Proposing on the Brooklyn Bridge
Poems About MarriageProposing on the Brooklyn Bridge:Poems About Marriage
According to the National Center for Health Statistics, forty-three percent of all new U.S. marriages end in divorce. In this uncertain climate, contemporary American poetry about married life inhabits a terrain of the soul that ranges from magnificent to parched with loneliness. This anthology inquires into the precarious expedition of marriage, charting its hopes and risks.
Readers will find words in this volume that stir a potent gasp of recognition. The institution of marriage may exist in profound flux, yet these poems convey with deep knowing into the essential, sacred mysteries at the heart of human partnership.
The editor, who is also a poet, has previously published two collections on relationships, Essential Love and To Love One Another. Several of her poems appear here with the work of American poets including Wendell Berry, Kelly Cherry, Donald Hall, Stephen Dunn, Jane Hirshfield, Stanley Kunitz, Lisel Mueller, Sharon Olds, and Richard Wilbur.
Through the poems, divided into segments such as “Beginnings,” “Together,” “Apart,” and “Looking Back,” married life emerges in all its complexity. In Gilbert Allen’s “Falling in Love,” for example, a couple joined in sky-diving nuptials becomes a symbol for the vertigo-inspiring leap of faith taken in marriage: “You had to assume / that they crashed safely into the ground, folded their silks / up like Brobdingnagian lingerie / and walked glove in glove into / that future that we all share … while far above / a man of God videotaped / their departure, trying to convince himself / everybody should try this once.” The question hangs in the air behind them: is the undertaking of marriage brave or reckless-or both?
Deeper into the collection, marriage appears as an intimate refuge from a perplexing world.
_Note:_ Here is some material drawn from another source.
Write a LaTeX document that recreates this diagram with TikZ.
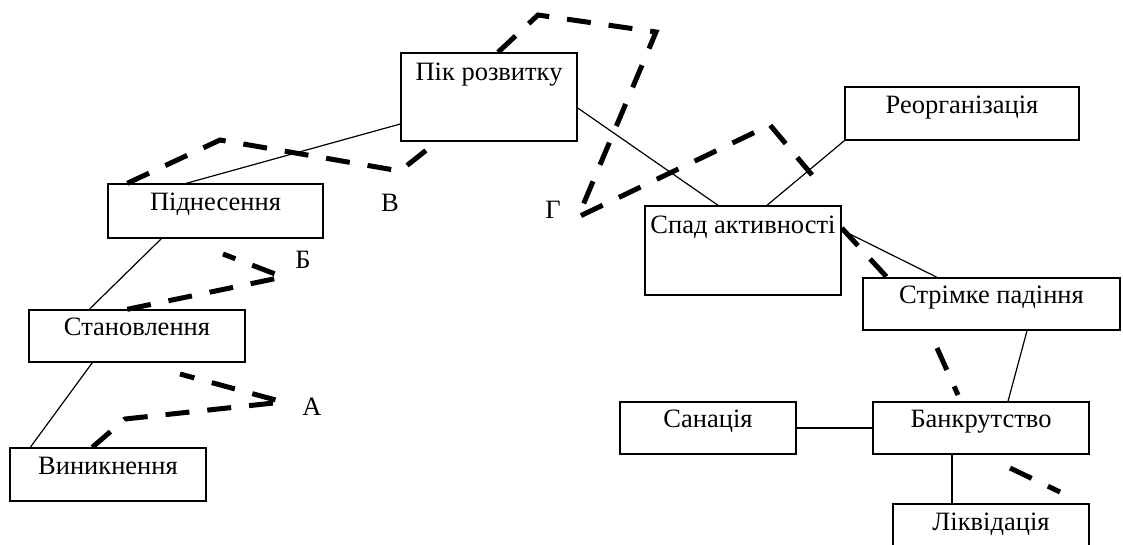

Partnership is the place where one can be truly seen and known, as in Connors’ poem, “The Things We Carry”: “We carry our strangeness with us / wherever we go, but in this marriage / I want to say / I love what is strange about you, that garment your soul wears.” How stinging the chill is, then, when spouses become strangers in their once familiar space, as Stephen Dunn describes in “Diminuendo,” a piece on ending: “They leaned back / in their chairs / at the café / neither fully present / nor gone, his mind cut loose / from his heart / like a dinghy in cold water.”
Because this anthology encompasses a universal subject in vivid, accessible and intensely-felt work, it will likely appeal to a wider readership than the usual audience for poetry. Here, poets serve vital nourishment: a generous portion of both the awe and bewilderment that comprise love.